Balance Is Key to Success of the New Evaluation System

After almost a year of legal wrangling, the New York State Education Department and state teachers’ union finally came to an agreement over how to evaluate the state’s public school teachers.

Under the new system, teachers’ job performance will be assessed in part on their students’ standardized test scores and in part on rigorous classroom observations.

Both components provide substantial local flexibility, acknowledging that a “one-size-fits-all” approach cannot succeed in a diverse state like New York. This flexibility, along with the policy’s balanced use of multiple measures, treats educators like professionals who understand teaching and know their schools and communities best.

States with more draconian policies (see Florida and Tennessee and the Washington school district, for instance) have much to learn from this example.

Yet the fierce battle over weighting -- whether state test results should account for 20 percent, 40 percent or an even greater share of teachers’ evaluations -- reflects a basic lack of understanding of our ability to use test scores to evaluate teachers.

At one extreme, hard-line reformers fail to see why more weight shouldn’t be placed on clearly objective “bottom line” measures of job performance. At the other, teachers and their unions shudder at the idea of their professional work being judged by the outcome of a single test.

The reality, of course, lies somewhere in between.

Test-based “value-added” measures -- like those planned for New York teachers (and those soon to be released to the general public in New York City) -- are not, in fact, objective measures of job performance. Rather, they are student test scores that have been statistically adjusted to infer teacher effectiveness.

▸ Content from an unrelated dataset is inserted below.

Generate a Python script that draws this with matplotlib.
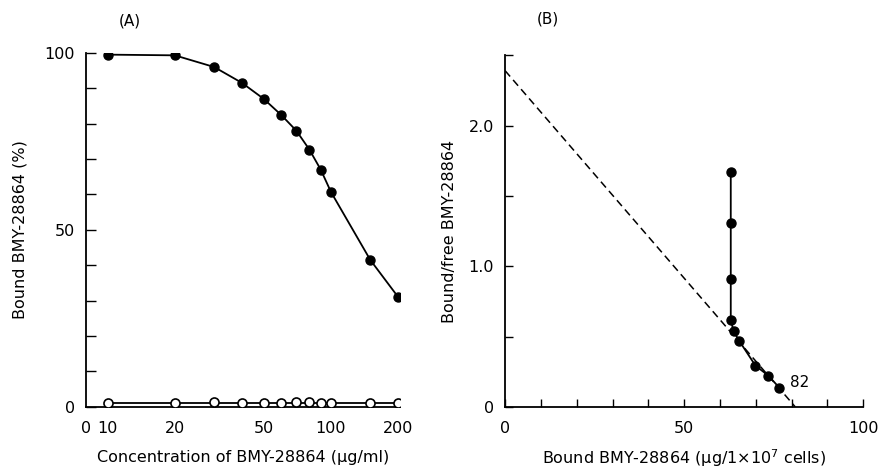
import numpy as np
import matplotlib.pyplot as plt
from matplotlib.ticker import MultipleLocator, NullLocator

# Panel A: concentration vs bound (%)
conc = [10, 20, 30, 40, 50, 60, 70, 80, 90, 100, 150, 200]
bound_pct = [99.5, 99.3, 96, 91.5, 87, 82.4, 78, 72.7, 67, 60.7, 41.5, 31]
bound_pct_open = [1.2, 1.2, 1.3, 1.1, 1.2, 1.2, 1.3, 1.3, 1.2, 1.2, 1.1, 1.1]
open_line = [1.0] * len(conc)
xtick_vals = [8, 10, 20, 50, 100, 200]
xtick_labels = ['0', '10', '20', '50', '100', '200']

# Panel B: Scatchard plot
bound_ug = [63.0, 63.0, 63.0, 63.0, 63.8, 65.4, 69.9, 73.5, 76.6]
bound_free = [1.667, 1.305, 0.908, 0.619, 0.537, 0.468, 0.293, 0.222, 0.135]
fit_x = [0, 81]
fit_y = [2.39, 0]

plt.rcParams['font.family'] = 'DejaVu Sans'
fig = plt.figure(figsize=(8.8, 4.72), dpi=100)

ax1 = fig.add_axes([0.0977, 0.138, 0.357, 0.750])
ax1.plot(conc, bound_pct, color='black', lw=1.3, marker='o', ms=6.5,
         mfc='black', mec='black', zorder=3)
ax1.plot(conc, open_line, color='black', lw=1.3, zorder=2)
ax1.plot(conc, bound_pct_open, ls='none', marker='o', ms=6.5,
         mfc='white', mec='black', mew=1.2, zorder=3)
ax1.set_xscale('log')
ax1.set_xlim(8, 204)
ax1.set_ylim(0, 100)
ax1.set_xticks(xtick_vals)
ax1.set_xticklabels(xtick_labels)
ax1.xaxis.set_minor_locator(NullLocator())
ax1.set_yticks([0, 50, 100])
ax1.yaxis.set_minor_locator(MultipleLocator(10))
ax1.tick_params(axis='x', length=0, pad=10, labelsize=11.5)
ax1.tick_params(axis='y', which='both', direction='in', length=7, width=1,
                labelsize=11.5, pad=8)
ax1.spines['top'].set_visible(False)
ax1.spines['right'].set_visible(False)
ax1.spines['left'].set_linewidth(1.3)
ax1.spines['bottom'].set_linewidth(1.3)
ax1.set_xlabel('Concentration of BMY-28864 (µg/ml)', fontsize=11.5, labelpad=10)
ax1.set_ylabel('Bound BMY-28864 (%)', fontsize=11.5, labelpad=12)
fig.text(0.148, 0.955, '(A)', fontsize=11, ha='center', va='center')

ax2 = fig.add_axes([0.574, 0.138, 0.407, 0.745])
ax2.plot(fit_x, fit_y, color='black', lw=1.1, ls=(0, (5, 3)), zorder=2)
ax2.plot(bound_ug, bound_free, color='black', lw=1.3, marker='o', ms=6.5,
         mfc='black', mec='black', zorder=3)
ax2.text(79.5, 0.17, '82', fontsize=11, ha='left', va='center')
ax2.set_xlim(0, 100)
ax2.set_ylim(0, 2.5)
ax2.set_xticks([0, 50, 100])
ax2.xaxis.set_minor_locator(MultipleLocator(10))
ax2.set_yticks([0, 1.0, 2.0])
ax2.set_yticklabels(['0', '1.0', '2.0'])
ax2.yaxis.set_minor_locator(MultipleLocator(0.5))
ax2.tick_params(axis='both', which='both', direction='in', length=6, width=1,
                labelsize=11.5)
ax2.tick_params(axis='x', pad=10)
ax2.tick_params(axis='y', pad=8)
ax2.spines['top'].set_visible(False)
ax2.spines['right'].set_visible(False)
ax2.spines['left'].set_linewidth(1.3)
ax2.spines['bottom'].set_linewidth(1.3)
ax2.set_xlabel('Bound BMY-28864 (µg/1$\\times$10$^7$ cells)', fontsize=11.5,
               labelpad=8)
ax2.set_ylabel('Bound/free BMY-28864', fontsize=11.5, labelpad=8)
fig.text(0.623, 0.96, '(B)', fontsize=11, ha='center', va='center')

fig.savefig('out.png', dpi=100)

Analysts rely on a statistical model to predict how similarly positioned students might perform under other teachers (say, the average teacher in the district), and then determine how students actually fared under their teacher.

The goal of value-added is to separate the teacher’s contribution to achievement from the myriad other factors and year-to-year noise that affect test scores. Because, of course, though teachers play a large role in student achievement, it is well known that a child’s performance on a standardized test is the product of countless factors past and present, both inside and outside the classroom.

Isolating the teacher’s effect from these other influences is a tall order. (Think of using hospital patient records to infer the job performance of an attending physician.)

After several years of data have accumulated, value-added measures can potentially provide useful information to teachers and instructional leaders. They can offer an early warning signal for teachers who are lagging behind, highlight subject areas in need of improvement, and provide an opportunity to recognize and reward good teaching.

For new and inexperienced teachers, however, they provide relatively little information about teaching effectiveness. Estimates of value-added for these teachers can (and do) come with a large margin of error.

Separating out the individual effects of collaborating teachers (or those teaching different subjects in high school) is particularly difficult. And when one attaches high stakes to a measure over which teachers feel they have little control, it raises the likelihood of cheating and teaching to the test, ultimately undermining that test’s usefulness for evaluating teachers or students.

In their agreement, the state Education Department and teachers’ union struck a delicate balance between a useful -- but very imprecise -- measure of student progress under a given teacher, and respect for the professional judgment of educators.

State educators should resist the temptation to place more emphasis on tests that are not up to the task.